The Exercise:  Filler Words

“Become aware of the use of ‘filler’ words and phrases and try to eliminate them from your speech.  Fillers are words that do not add meaning to what you’re saying, such as ‘um,’ ‘ah,’ ‘so,’ ‘well,’ ‘like,’ ‘you know,’ ‘kind of,’ and ‘sort of.’  Additional filler words enter our vocabulary from time to time.  Recent additions might include ‘basically’ and ‘anyway.’

“In addition to eliminating filler words, see if you can notice why you tend to use them—in what situations and for what purpose?”

Discoveries

“At the monastery we have found this to be one of the most challenging mindfulness practices we do.  It is frustratingly hard to hear your own filler words and catch them before they are spoken—unless you are a trained speaker.  In the Toastmasters clubs (groups that train in public speaking) there are people assigned to tally filler words during talks, assisting members as they learn to be effective speakers.  Once you begin to hear filler words, you will hear them everywhere, on the radio and TV and in everyday conversation.   A typical teenager uses the filler word like an estimated two hundred thousand times a year!  You will also notice which speakers do not use them, and become aware of how the absence of filler words makes a speech more effective and powerful.  For example, listen to Martin Luther King, Jr., the Dalai Lama, or President Barack Obama’s speeches with an ear for filler words.

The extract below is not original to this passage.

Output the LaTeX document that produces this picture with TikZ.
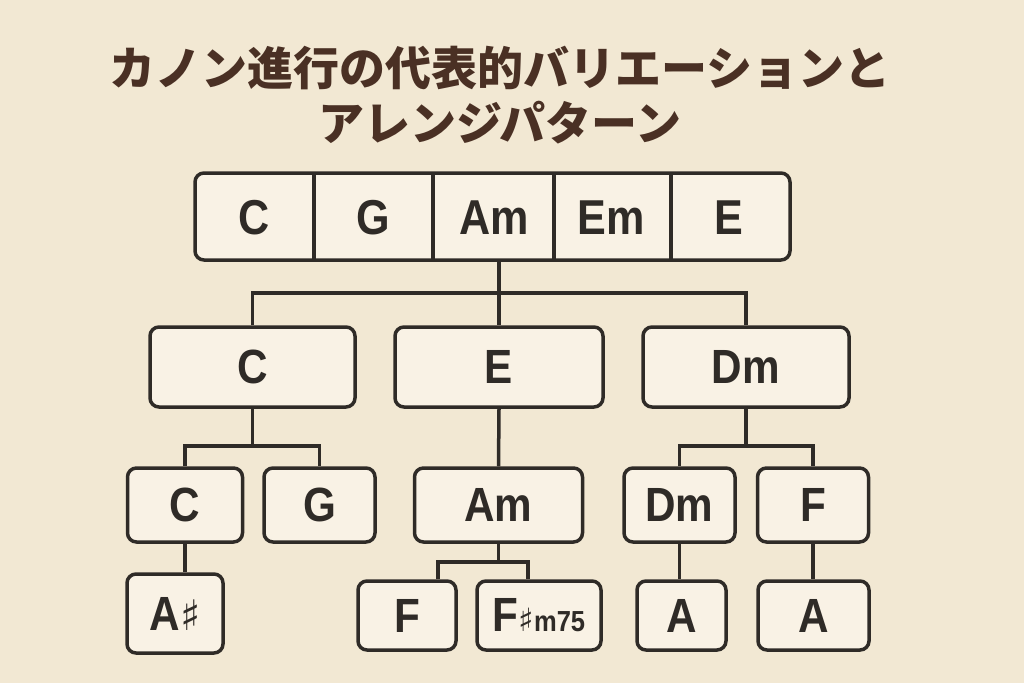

“Filler words seem to serve several functions.  They are space holders, telling the listener that you are going to start speaking or that you are not finished speaking yet.  ‘So . . . I told him what I thought of his idea and then, um, I said, like, you . . .’ Filler words also soften what we say, making it less definite or assertive.  ‘So anyway, I you know, think we should, basically, kind of go ahead with this project.’  Are we afraid of provoking a reaction or of being wrong?  We wouldn’t want a president or doctor who spoke in such a wishy-washy way.  Filler words can become an obstruction to the listening audience when they so dilute the meaning as to render it silly.  ‘Jesus sort of said, ‘Love your, you know, neighbor, as, sort of, like, yourself.’’’

Jan Chozen Bays, How to Train a Wild Elephant, Shambhala, Boston, 2011, pp. 25, 26-27.